>> start
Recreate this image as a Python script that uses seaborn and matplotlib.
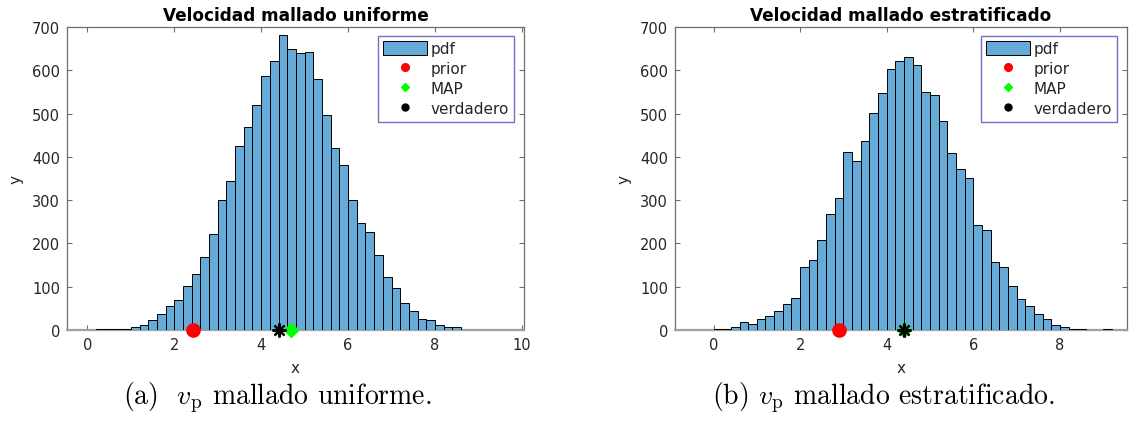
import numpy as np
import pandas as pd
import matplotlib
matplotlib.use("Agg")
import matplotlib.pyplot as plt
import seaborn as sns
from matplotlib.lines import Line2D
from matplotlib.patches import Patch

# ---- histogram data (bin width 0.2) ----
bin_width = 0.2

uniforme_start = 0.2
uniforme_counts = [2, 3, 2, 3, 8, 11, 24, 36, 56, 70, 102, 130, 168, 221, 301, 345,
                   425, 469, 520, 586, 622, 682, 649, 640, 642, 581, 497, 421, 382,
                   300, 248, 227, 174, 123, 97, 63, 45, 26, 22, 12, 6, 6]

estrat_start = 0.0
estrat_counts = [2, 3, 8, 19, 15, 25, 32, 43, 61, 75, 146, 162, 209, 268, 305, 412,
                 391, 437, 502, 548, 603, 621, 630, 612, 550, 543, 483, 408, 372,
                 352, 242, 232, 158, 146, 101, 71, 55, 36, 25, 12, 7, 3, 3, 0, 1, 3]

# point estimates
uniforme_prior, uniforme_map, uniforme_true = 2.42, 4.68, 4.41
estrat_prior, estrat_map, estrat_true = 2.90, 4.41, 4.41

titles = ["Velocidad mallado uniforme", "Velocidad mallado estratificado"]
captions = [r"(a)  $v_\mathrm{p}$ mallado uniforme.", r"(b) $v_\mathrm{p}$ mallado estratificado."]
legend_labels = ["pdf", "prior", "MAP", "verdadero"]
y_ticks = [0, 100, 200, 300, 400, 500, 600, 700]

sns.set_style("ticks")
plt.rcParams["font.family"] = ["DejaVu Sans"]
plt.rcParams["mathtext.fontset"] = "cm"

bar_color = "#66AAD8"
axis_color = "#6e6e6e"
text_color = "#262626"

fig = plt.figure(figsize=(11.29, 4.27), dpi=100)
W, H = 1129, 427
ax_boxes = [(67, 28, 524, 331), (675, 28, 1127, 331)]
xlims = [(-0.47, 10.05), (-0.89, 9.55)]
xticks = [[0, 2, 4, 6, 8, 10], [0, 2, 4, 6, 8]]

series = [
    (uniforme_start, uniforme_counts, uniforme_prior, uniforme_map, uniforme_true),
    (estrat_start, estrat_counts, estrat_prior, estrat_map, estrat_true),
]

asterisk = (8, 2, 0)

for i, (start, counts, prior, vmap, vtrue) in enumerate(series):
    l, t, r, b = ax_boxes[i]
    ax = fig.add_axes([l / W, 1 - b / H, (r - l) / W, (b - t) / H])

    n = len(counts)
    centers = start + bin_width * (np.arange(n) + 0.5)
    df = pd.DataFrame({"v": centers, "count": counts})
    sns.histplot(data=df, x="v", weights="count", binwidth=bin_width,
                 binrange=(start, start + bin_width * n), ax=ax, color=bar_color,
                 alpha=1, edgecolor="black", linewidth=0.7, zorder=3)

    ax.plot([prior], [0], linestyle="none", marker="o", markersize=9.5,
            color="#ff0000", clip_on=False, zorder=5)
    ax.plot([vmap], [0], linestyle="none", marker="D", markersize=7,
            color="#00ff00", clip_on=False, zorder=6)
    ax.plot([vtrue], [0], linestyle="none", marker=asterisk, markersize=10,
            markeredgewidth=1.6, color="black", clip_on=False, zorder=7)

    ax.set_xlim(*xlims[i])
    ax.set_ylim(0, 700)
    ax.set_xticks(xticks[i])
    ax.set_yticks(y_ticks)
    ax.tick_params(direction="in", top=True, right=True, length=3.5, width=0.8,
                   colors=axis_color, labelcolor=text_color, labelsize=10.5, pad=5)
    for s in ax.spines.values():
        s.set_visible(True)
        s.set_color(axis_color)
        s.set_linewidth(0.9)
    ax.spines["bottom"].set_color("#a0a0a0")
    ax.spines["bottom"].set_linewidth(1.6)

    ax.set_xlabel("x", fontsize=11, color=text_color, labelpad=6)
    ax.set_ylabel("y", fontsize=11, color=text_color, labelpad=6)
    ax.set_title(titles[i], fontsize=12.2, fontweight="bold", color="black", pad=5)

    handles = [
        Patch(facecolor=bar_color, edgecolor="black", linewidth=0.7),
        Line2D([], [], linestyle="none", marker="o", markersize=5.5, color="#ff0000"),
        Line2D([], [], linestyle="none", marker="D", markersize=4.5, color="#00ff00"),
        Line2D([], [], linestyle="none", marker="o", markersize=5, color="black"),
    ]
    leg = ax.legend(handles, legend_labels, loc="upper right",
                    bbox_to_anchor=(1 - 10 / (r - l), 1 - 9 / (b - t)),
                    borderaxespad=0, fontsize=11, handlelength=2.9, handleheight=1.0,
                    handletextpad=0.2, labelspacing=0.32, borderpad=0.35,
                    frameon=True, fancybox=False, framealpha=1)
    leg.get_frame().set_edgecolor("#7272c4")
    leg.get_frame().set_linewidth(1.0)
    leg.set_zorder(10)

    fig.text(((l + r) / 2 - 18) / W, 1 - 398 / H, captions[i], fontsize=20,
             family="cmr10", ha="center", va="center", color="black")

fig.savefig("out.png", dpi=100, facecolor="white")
>> end
AIM:
Extract the lines exactly, please: the first line of the listing, the line with "from matplotlib.patches import Patch", and every line between them, but no pictures.

FINISHED ANSWER:
Recreate this image as a Python script that uses seaborn and matplotlib.
import numpy as np
import pandas as pd
import matplotlib
matplotlib.use("Agg")
import matplotlib.pyplot as plt
import seaborn as sns
from matplotlib.lines import Line2D
from matplotlib.patches import Patch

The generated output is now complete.